Steampunk goggles and, to some degree, steampunk glasses and sunglasses are perhaps the most iconic accessories of the steampunk style. But have you ever wondered what the perfect steampunk eyewear should look like?
Steampunk is an aesthetic movement inspired by, among other things, the Victorian era in England (1837-1901), the American Civil War (1861-1865) and the French Belle Epoque (1879-1914). Aesthetically, steampunk is therefore a fantasized version of the fashion of the 19th century (and early 20th century).
And so, ideally, steampunk eyewear should look like what people were wearing in the 19th century. But did people really wear goggles at that time? Did sunglasses even exist in the 1800s? And if so, what did they look like?

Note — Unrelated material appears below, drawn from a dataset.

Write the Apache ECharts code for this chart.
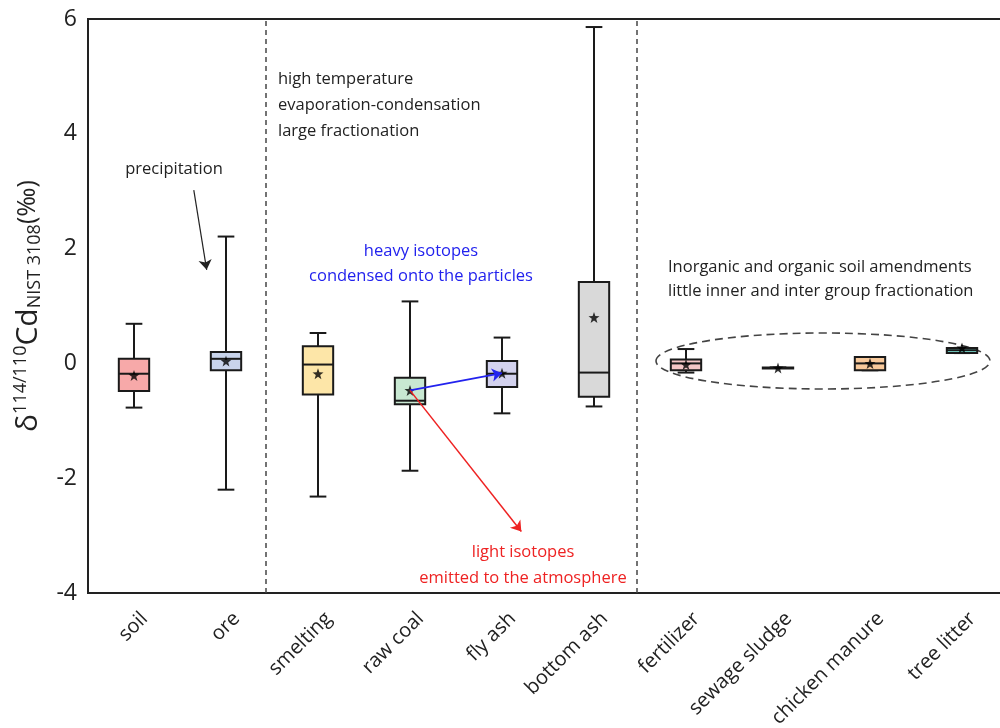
<!DOCTYPE html>
<html>
<head>
<meta charset="utf-8">
<script src="https://cdn.jsdelivr.net/npm/echarts@6/dist/echarts.min.js"></script>
<style>
  html, body { margin: 0; padding: 0; background: #fff; }
  #main { width: 1000px; height: 728px; }
</style>
</head>
<body>
<div id="main"></div>
<script>
// categories and box statistics (per mil)
var categories = ['soil', 'ore', 'smelting', 'raw coal', 'fly ash', 'bottom ash',
    'fertilizer', 'sewage sludge', 'chicken manure', 'tree litter'];
var lowWhisker = [-0.77, -2.20, -2.32, -1.87, -0.87, -0.75, -0.16, -0.08, -0.12, 0.18];
var q1 = [-0.48, -0.12, -0.54, -0.71, -0.41, -0.58, -0.12, -0.09, -0.12, 0.18];
var median = [-0.18, 0.08, -0.02, -0.65, -0.18, -0.16, 0.00, -0.08, 0.00, 0.23];
var q3 = [0.08, 0.20, 0.30, -0.25, 0.04, 1.42, 0.07, -0.07, 0.11, 0.27];
var highWhisker = [0.69, 2.21, 0.53, 1.08, 0.45, 5.86, 0.25, -0.07, 0.11, 0.27];
var mean = [-0.21, 0.04, -0.18, -0.47, -0.17, 0.80, -0.02, -0.08, 0.00, 0.27];
var boxColors = ['#f7a9a9', '#c9d4ec', '#fde6a8', '#c8e8d2', '#d3d2ee', '#d9d9d9',
    '#f5c6c6', '#eeeeee', '#f8c99b', '#80e6da'];

var star = 'path://M0,-10 L2.35,-3.24 L9.51,-3.09 L3.8,1.24 L5.88,8.09 L0,4 L-5.88,8.09 L-3.8,1.24 L-9.51,-3.09 L-2.35,-3.24 Z';
var textFont = '"Open Sans", sans-serif';
var noteFont = '16.5px ' + textFont;

var boxData = categories.map(function (c, i) {
    return [i, lowWhisker[i], q1[i], median[i], q3[i], highWhisker[i]];
});
var meanData = categories.map(function (c, i) {
    return [i, mean[i]];
});

function renderBox(params, api) {
    var i = api.value(0);
    var lo = api.coord([i, api.value(1)]);
    var b1 = api.coord([i, api.value(2)]);
    var md = api.coord([i, api.value(3)]);
    var b3 = api.coord([i, api.value(4)]);
    var hi = api.coord([i, api.value(5)]);
    var band = api.size([1, 0])[0];
    var half = band * 0.165;
    var cap = half * 0.55;
    var x = lo[0];
    var stroke = { stroke: '#1a1a1a', lineWidth: 2 };
    return {
        type: 'group',
        children: [
            { type: 'line', shape: { x1: x, y1: lo[1], x2: x, y2: hi[1] }, style: stroke },
            { type: 'line', shape: { x1: x - cap, y1: lo[1], x2: x + cap, y2: lo[1] }, style: stroke },
            { type: 'line', shape: { x1: x - cap, y1: hi[1], x2: x + cap, y2: hi[1] }, style: stroke },
            {
                type: 'rect',
                shape: { x: x - half, y: b3[1], width: half * 2, height: Math.max(b1[1] - b3[1], 0.5) },
                style: { fill: boxColors[params.dataIndex], stroke: '#1a1a1a', lineWidth: 2 }
            },
            { type: 'line', shape: { x1: x - half, y1: md[1], x2: x + half, y2: md[1] }, style: stroke }
        ]
    };
}

var chart = echarts.init(document.getElementById('main'));

var option = {
    animation: false,
    backgroundColor: '#fff',
    grid: {
        left: 88,
        right: -8,
        top: 19,
        bottom: 135,
        outerBoundsMode: 'none',
        containLabel: false,
        show: true,
        borderColor: '#222',
        borderWidth: 2
    },
    xAxis: [
        {
            type: 'category',
            data: categories,
            axisLine: { show: false },
            axisTick: { show: false },
            axisLabel: {
                rotate: 45,
                margin: 12,
                fontSize: 20,
                lineHeight: 30,
                verticalAlign: 'top',
                color: '#222',
                fontFamily: textFont,
                interval: 0
            }
        },
        {
            // hidden numeric twin of the category axis, for annotations
            type: 'value',
            min: -0.5,
            max: 9.5,
            show: false
        }
    ],
    yAxis: {
        type: 'value',
        min: -4,
        max: 6,
        interval: 2,
        axisLine: { show: false },
        axisTick: { show: false },
        splitLine: { show: false },
        axisLabel: { fontSize: 23, color: '#222', fontFamily: textFont, margin: 11 },
        name: '{d|δ}{sup|114/110}{cd|Cd}{sub|NIST 3108}{pm|(‰)}',
        nameLocation: 'middle',
        nameRotate: 90,
        nameGap: 44,
        nameTextStyle: {
            fontFamily: textFont,
            color: '#222',
            rich: {
                d: { fontSize: 30, lineHeight: 32, fontFamily: textFont, color: '#222' },
                sup: { fontSize: 18, lineHeight: 24, verticalAlign: 'top', fontFamily: textFont, color: '#222' },
                cd: { fontSize: 30, lineHeight: 32, fontFamily: textFont, color: '#222' },
                sub: { fontSize: 18, lineHeight: 24, padding: [10, 0, 0, 0], verticalAlign: 'bottom', fontFamily: textFont, color: '#222' },
                pm: { fontSize: 25, lineHeight: 32, fontFamily: textFont, color: '#222' }
            }
        }
    },
    series: [
        {
            // group separators
            type: 'lines',
            coordinateSystem: 'cartesian2d',
            xAxisIndex: 1,
            symbol: 'none',
            lineStyle: { color: '#444', width: 1.5, type: [5, 4], opacity: 1 },
            data: [
                { coords: [[1.43, -4], [1.43, 6]] },
                { coords: [[5.46, -4], [5.46, 6]] }
            ],
            silent: true
        },
        {
            type: 'custom',
            renderItem: renderBox,
            data: boxData,
            encode: { x: 0, y: [1, 2, 3, 4, 5] },
            z: 3
        },
        {
            type: 'scatter',
            data: meanData,
            symbol: star,
            symbolSize: 11,
            itemStyle: { color: '#000' },
            z: 5
        },
        {
            type: 'lines',
            coordinateSystem: 'cartesian2d',
            xAxisIndex: 1,
            symbol: ['none', 'arrow'],
            symbolSize: 10,
            lineStyle: { width: 1.2, opacity: 1, curveness: 0 },
            data: [
                { coords: [[0.65, 3.02], [0.79, 1.63]], lineStyle: { color: '#222' }, itemStyle: { color: '#222' } },
                { coords: [[3, -0.47], [4, -0.17]], lineStyle: { color: '#2222ee', width: 1.8 }, itemStyle: { color: '#2222ee' } },
                { coords: [[3, -0.47], [4.21, -2.93]], lineStyle: { color: '#ee2222', width: 1.5 }, itemStyle: { color: '#ee2222' } }
            ],
            z: 6,
            silent: true
        }
    ],
    graphic: [
        {
            type: 'text',
            x: 278, y: 66,
            style: {
                text: 'high temperature\nevaporation-condensation\nlarge fractionation',
                font: noteFont, fill: '#222', lineHeight: 26, verticalAlign: 'top'
            }
        },
        {
            type: 'text',
            x: 174, y: 161,
            style: { text: 'precipitation', font: noteFont, fill: '#222', align: 'center', verticalAlign: 'top' }
        },
        {
            type: 'text',
            x: 421, y: 239,
            style: {
                text: 'heavy isotopes\ncondensed onto the particles',
                font: noteFont, fill: '#2222ee', lineHeight: 25, align: 'center', verticalAlign: 'top'
            }
        },
        {
            type: 'text',
            x: 523, y: 539,
            style: {
                text: 'light isotopes\nemitted to the atmosphere',
                font: noteFont, fill: '#ee2222', lineHeight: 26, align: 'center', verticalAlign: 'top'
            }
        },
        {
            type: 'text',
            x: 668, y: 255,
            style: {
                text: 'Inorganic and organic soil amendments\nlittle inner and inter group fractionation',
                font: noteFont, fill: '#222', lineHeight: 24, verticalAlign: 'top'
            }
        },
        {
            type: 'ellipse',
            shape: { cx: 823, cy: 361, rx: 167, ry: 28 },
            style: { fill: 'none', stroke: '#444', lineWidth: 1.6, lineDash: [8, 5] },
            z: 1
        }
    ]
};

chart.setOption(option);
</script>
</body>
</html>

You’re about to find out! Let’s start with the goggles…
Goggles: Did People Wear Them in the Victorian Era?
As a matter of fact, yes! With the Railway Mania of the 1840s, cinder goggles began to be mass produced. Contrary to what one might think, these safety glasses were not reserved for only railway workers. The passengers also wore them as wagons at the time didn’t have glass in the windows! Besides, third class cars did not even have a roof! Dust and cinders from the chimneys of the steam locomotives would blow into the wagons. To protect themselves, the passengers used to wear protective eye pieces like these:
Steampunk goggles? Nope! These are cinder goggles from the 19th century!
Like the traditional glasses, these protective goggles could have temples. However, these were more often replaced by a leather strap or an elastic band so that the goggles fit tightly against the face for maximum protection. The lenses could be white, blue, green or smoky. So, good news: you can be historically accurate while wearing steampunk goggles with gorgeous colored lenses!

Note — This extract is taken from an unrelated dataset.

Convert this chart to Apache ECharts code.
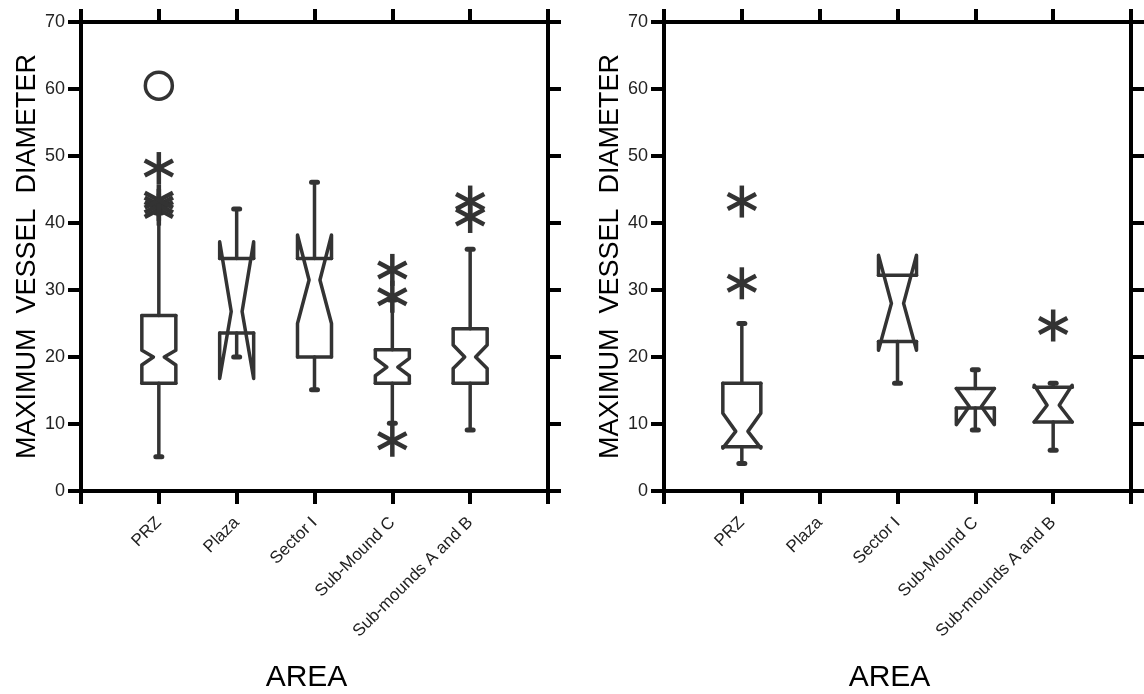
<!DOCTYPE html>
<html>
<head>
<meta charset="utf-8">
<title>Maximum vessel diameter by area</title>
<script src="https://cdn.jsdelivr.net/npm/echarts@6/dist/echarts.min.js"></script>
<style>
  html, body { margin: 0; padding: 0; background: #fff; }
  #chart { width: 1144px; height: 694px; }
</style>
</head>
<body>
<div id="chart"></div>
<script>
// Areas along the x axis (positions 1..5; 0 and 6 are empty margins)
const categories = ['PRZ', 'Plaza', 'Sector I', 'Sub-Mound C', 'Sub-mounds A and B'];
const yMin = 0, yMax = 70, yStep = 10;

// Left panel: notched box statistics per area
const leftWhiskerLow  = [5.1, 20.0, 15.1, 10.1, 9.1];
const leftQ1          = [16.1, 23.6, 20.0, 16.1, 16.1];
const leftNotchLow    = [18.8, 16.8, 25.0, 17.2, 18.3];
const leftMedian      = [20.0, 26.8, 31.5, 18.5, 20.0];
const leftNotchHigh   = [21.0, 37.2, 38.2, 19.8, 21.8];
const leftQ3          = [26.2, 34.7, 34.7, 21.1, 24.2];
const leftWhiskerHigh = [41.5, 42.1, 46.1, 28.5, 36.1];
const leftOutliers    = [[1, 42.0], [1, 42.7], [1, 43.4], [1, 48.2], [4, 33.0], [4, 29.0], [4, 7.5], [5, 40.9], [5, 43.2]];
const leftFarOutliers = [[1, 60.5]];

// Right panel: notched box statistics per area (no Plaza data)
const rightWhiskerLow  = [4.1, null, 16.1, 9.1, 6.1];
const rightQ1          = [6.6, null, 22.3, 12.4, 10.3];
const rightNotchLow    = [6.4, null, 21.0, 9.9, 10.3];
const rightMedian      = [8.9, null, 28.0, 12.6, 12.8];
const rightNotchHigh   = [11.6, null, 35.2, 15.3, 15.8];
const rightQ3          = [16.1, null, 32.2, 15.3, 15.5];
const rightWhiskerHigh = [25.0, null, 32.2, 18.1, 16.1];
const rightOutliers    = [[1, 43.2], [1, 31.0], [5, 24.7]];
const rightFarOutliers = [];

const INK = '#333333';
const AXIS = '#000000';
const SANS = 'Liberation Sans, Arial, sans-serif';

function boxRows(wLo, q1, nLo, med, nHi, q3, wHi) {
  const rows = [];
  for (let i = 0; i < categories.length; i++) {
    if (med[i] == null) continue;
    rows.push([i + 1, wLo[i], q1[i], nLo[i], med[i], nHi[i], q3[i], wHi[i]]);
  }
  return rows;
}

// Notched box: box edges, notch outline, whiskers with round caps
function notchedBox(halfW) {
  return function (params, api) {
    const x = api.value(0);
    const px = api.coord([x, 0])[0];
    const py = d => api.coord([x, api.value(d)])[1];
    const yWLo = py(1), yQ1 = py(2), yNLo = py(3), yMed = py(4), yNHi = py(5), yQ3 = py(6), yWHi = py(7);
    const L = px - halfW, R = px + halfW;
    const waist = halfW * 0.32;
    const cL = px - waist, cR = px + waist;
    const st = { stroke: INK, lineWidth: 3.5, fill: 'none', lineJoin: 'round', lineCap: 'round' };
    const kids = [
      { type: 'polyline', shape: { points: [[L, yQ3], [L, yNHi], [cL, yMed], [L, yNLo], [L, yQ1]] }, style: st },
      { type: 'polyline', shape: { points: [[R, yQ3], [R, yNHi], [cR, yMed], [R, yNLo], [R, yQ1]] }, style: st },
      { type: 'line', shape: { x1: L, y1: yQ3, x2: R, y2: yQ3 }, style: st },
      { type: 'line', shape: { x1: L, y1: yQ1, x2: R, y2: yQ1 }, style: st }
    ];
    const capSt = { stroke: INK, lineWidth: 5, lineCap: 'round' };
    if (api.value(7) > api.value(6)) {
      kids.push({ type: 'line', shape: { x1: px, y1: yQ3, x2: px, y2: yWHi }, style: st });
      kids.push({ type: 'line', shape: { x1: px - 3, y1: yWHi, x2: px + 3, y2: yWHi }, style: capSt });
    }
    if (api.value(1) < api.value(2)) {
      kids.push({ type: 'line', shape: { x1: px, y1: yQ1, x2: px, y2: yWLo }, style: st });
      kids.push({ type: 'line', shape: { x1: px - 3, y1: yWLo, x2: px + 3, y2: yWLo }, style: capSt });
    }
    return { type: 'group', children: kids };
  };
}

// Outside values drawn as six-armed asterisks
function asterisk(params, api) {
  const c = api.coord([api.value(0), api.value(1)]);
  const r = 16;
  const kids = [90, 28, -28].map(a => {
    const rad = a * Math.PI / 180;
    const dx = r * Math.cos(rad), dy = r * Math.sin(rad);
    return { type: 'line', shape: { x1: c[0] - dx, y1: c[1] + dy, x2: c[0] + dx, y2: c[1] - dy },
             style: { stroke: INK, lineWidth: 4.5, lineCap: 'butt' } };
  });
  return { type: 'group', children: kids };
}

// Far outside values drawn as open circles
function ring(params, api) {
  const c = api.coord([api.value(0), api.value(1)]);
  return { type: 'circle', shape: { cx: c[0], cy: c[1], r: 13.5 },
           style: { stroke: INK, lineWidth: 3.5, fill: 'none' } };
}

const tickStyle = { lineStyle: { color: AXIS, width: 4 } };

function bottomAxis(grid) {
  return {
    type: 'value', gridIndex: grid, position: 'bottom', min: 0, max: 6, interval: 1,
    axisLine: { onZero: false, lineStyle: { color: AXIS, width: 4 } },
    axisTick: Object.assign({ inside: false, length: 13 }, tickStyle),
    axisLabel: {
      rotate: 45, margin: 29, fontSize: 17, color: '#222', fontFamily: SANS,
      padding: [31, 0, 0, 0],
      formatter: v => categories[v - 1] || ''
    },
    splitLine: { show: false },
    name: 'AREA', nameLocation: 'middle', nameGap: 172,
    nameTextStyle: { fontSize: 30, color: '#000', fontFamily: SANS, padding: [0, 16, 0, 0] }
  };
}
function topAxis(grid) {
  return {
    type: 'value', gridIndex: grid, position: 'top', min: 0, max: 6, interval: 1,
    axisLine: { onZero: false, lineStyle: { color: AXIS, width: 4 } },
    axisTick: Object.assign({ inside: false, length: 13 }, tickStyle),
    axisLabel: { show: false }, splitLine: { show: false }
  };
}
function leftAxis(grid) {
  return {
    type: 'value', gridIndex: grid, position: 'left', min: yMin, max: yMax, interval: yStep,
    axisLine: { show: true, onZero: false, lineStyle: { color: AXIS, width: 4 } },
    axisTick: Object.assign({ show: true, inside: false, length: 13 }, tickStyle),
    axisLabel: { margin: 16, fontSize: 18, color: '#222', fontFamily: SANS },
    splitLine: { show: false },
    name: 'MAXIMUM  VESSEL  DIAMETER', nameLocation: 'middle', nameGap: 35,
    nameTextStyle: { fontSize: 27, color: '#000', fontFamily: SANS }
  };
}
function rightAxis(grid) {
  return {
    type: 'value', gridIndex: grid, position: 'right', min: yMin, max: yMax, interval: yStep,
    axisLine: { show: true, onZero: false, lineStyle: { color: AXIS, width: 4 } },
    axisTick: Object.assign({ show: true, inside: false, length: 13 }, tickStyle),
    axisLabel: { show: false }, splitLine: { show: false }
  };
}

const chart = echarts.init(document.getElementById('chart'), null, { renderer: 'canvas' });
chart.setOption({
  animation: false,
  backgroundColor: '#fff',
  grid: [
    { left: 81, right: 596, top: 22, bottom: 203, containLabel: false, outerBoundsMode: 'none' },
    { left: 664, right: 13, top: 22, bottom: 203, containLabel: false, outerBoundsMode: 'none' }
  ],
  xAxis: [bottomAxis(0), topAxis(0), bottomAxis(1), topAxis(1)],
  yAxis: [leftAxis(0), rightAxis(0), leftAxis(1), rightAxis(1)],
  series: [
    { type: 'custom', xAxisIndex: 0, yAxisIndex: 0, renderItem: notchedBox(17),
      encode: { x: 0, y: [1, 2, 3, 4, 5, 6, 7] },
      data: boxRows(leftWhiskerLow, leftQ1, leftNotchLow, leftMedian, leftNotchHigh, leftQ3, leftWhiskerHigh) },
    { type: 'custom', xAxisIndex: 0, yAxisIndex: 0, renderItem: asterisk, encode: { x: 0, y: 1 }, data: leftOutliers },
    { type: 'custom', xAxisIndex: 0, yAxisIndex: 0, renderItem: ring, encode: { x: 0, y: 1 }, data: leftFarOutliers },
    { type: 'custom', xAxisIndex: 2, yAxisIndex: 2, renderItem: notchedBox(19),
      encode: { x: 0, y: [1, 2, 3, 4, 5, 6, 7] },
      data: boxRows(rightWhiskerLow, rightQ1, rightNotchLow, rightMedian, rightNotchHigh, rightQ3, rightWhiskerHigh) },
    { type: 'custom', xAxisIndex: 2, yAxisIndex: 2, renderItem: asterisk, encode: { x: 0, y: 1 }, data: rightOutliers },
    { type: 'custom', xAxisIndex: 2, yAxisIndex: 2, renderItem: ring, encode: { x: 0, y: 1 }, data: rightFarOutliers }
  ]
});
</script>
</body>
</html>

From Cinder Goggles to Steampunk Goggles
As you can see from the gallery below, steampunk goggles are largely inspired by the cinder goggles of the Victorian age. Same shape, different materials. To add to the steampunk vibe, steampunk goggles are usually made of copper or leather (or an imitation of these materials). Some designs also feature spikes – for a nice post-apocalyptic feel – or come with magnifying lenses to spice up the look with a touch of sophistication.

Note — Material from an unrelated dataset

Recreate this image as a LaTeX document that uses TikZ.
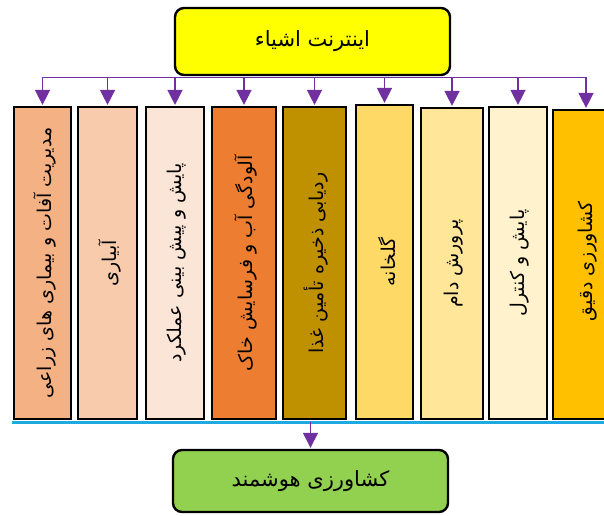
\documentclass[tikz,border=0pt]{standalone}
\usepackage{fontspec}
\usepackage{xcolor}
\usetikzlibrary{arrows.meta}
\newfontfamily\arabicfont[Script=Arabic]{DejaVu Sans}
\TeXXeTstate=1

\definecolor{iotyellow}{HTML}{FFFF00}
\definecolor{smartgreen}{HTML}{92D050}
\definecolor{arrowpurple}{HTML}{7030A0}
\definecolor{baseblue}{HTML}{1FA9E1}
\definecolor{colA}{HTML}{F4B183}
\definecolor{colB}{HTML}{F8CBAD}
\definecolor{colC}{HTML}{FBE5D6}
\definecolor{colD}{HTML}{ED7D31}
\definecolor{colE}{HTML}{BF9000}
\definecolor{colF}{HTML}{FFD966}
\definecolor{colG}{HTML}{FFE699}
\definecolor{colH}{HTML}{FFF2CC}
\definecolor{colI}{HTML}{FFC000}

\begin{document}
\begin{tikzpicture}[x=1pt,y=-1pt,
    box/.style={draw=black,line width=2.4pt,rounded corners=9pt,minimum width=275pt,
                font=\arabicfont\fontsize{21}{24}\selectfont},
    col/.style={draw=black,line width=2.2pt,inner sep=0pt},
    lbl/.style={font=\arabicfont\fontsize{19}{22}\selectfont,rotate=90,inner sep=0pt},
    arr/.style={draw=arrowpurple,line width=1.4pt,-{Triangle[length=15pt,width=15pt]}}]
  \clip (0,0) rectangle (604,515);
  \fill[white] (0,0) rectangle (604,515);

  % Top and bottom boxes
  \node[box,fill=iotyellow,minimum height=67pt] (iot) at (312.5,41.5) {\beginR اینترنت اشیاء\endR};
  \node[box,fill=smartgreen,minimum height=62pt] (smart) at (310.5,481) {\beginR کشاورزی هوشمند\endR};

  % Draw columns
  \foreach \n/\cx/\w/\ty/\clr/\txt in {
      1/42.5/57/107/colA/{مدیریت آفات و بیماری های زراعی},
      2/107.5/59/107/colB/{آبیاری},
      3/175/58/107/colC/{پایش و پیش بینی عملکرد},
      4/244/64/107/colD/{آلودگی آب و فرسایش خاک},
      5/314.5/63/107/colE/{ردیابی ذخیره تأمین غذا},
      6/384.5/57/105/colF/{گلخانه},
      7/452/62/108/colG/{پرورش دام},
      8/518/58/107/colH/{پایش و کنترل},
      9/586/66/110/colI/{کشاورزی دقیق}
  } {
      \node[col,fill=\clr,minimum width=\w pt,minimum height={(419-\ty)*1pt}] (c\n) at (\cx,{(\ty+419)/2}) {};
      \node[lbl] (t\n) at ([xshift=2pt]c\n.center) {\beginR\txt\endR};
      \draw[arr] ([yshift=-1pt]iot.south -| c\n.north) -- ([yshift=1pt]c\n.north);
  }
  \draw[arrowpurple,line width=1.4pt] ([yshift=-1pt]iot.south -| c1.north) -- ([yshift=-1pt]iot.south -| c9.north);

  % Base line and arrow down
  \coordinate (bl) at (12,422);
  \coordinate (br) at (604,422);
  \draw[baseblue,line width=3pt] (bl) -- (br);
  \draw[arr] (smart.north |- bl) -- ([yshift=1pt]smart.north);
\end{tikzpicture}
\end{document}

In the steampunk world, engineers can expose themselves to steam spurts next to the machines; airship crew members need protection from wind and low temperatures at high altitudes; and mad scientists risk being injured by sparks or projections of dangerous substances. This may be the reason why safety goggles are a part of the steampunk “uniform”: to protect the eyes from these many dangers (and because they look seriously cool). If you too want to offer ocular security to your steamsona (steampunk persona), take a few seconds to browse these models and see if they are to your liking:
The problem with steampunk goggles is that apart from photoshoots, steampunk weddings or conventions, you don’t have that many occasions to wear them. It is the same with most steampunk clothing (corset, Victorian skirt) or steampunk accessories (top hat, can, monocle/eyeglass).
Steampunk sunglasses, however, are great to bring a touch of retro-future into daily life. But what did sunglasses look like in the 19th century?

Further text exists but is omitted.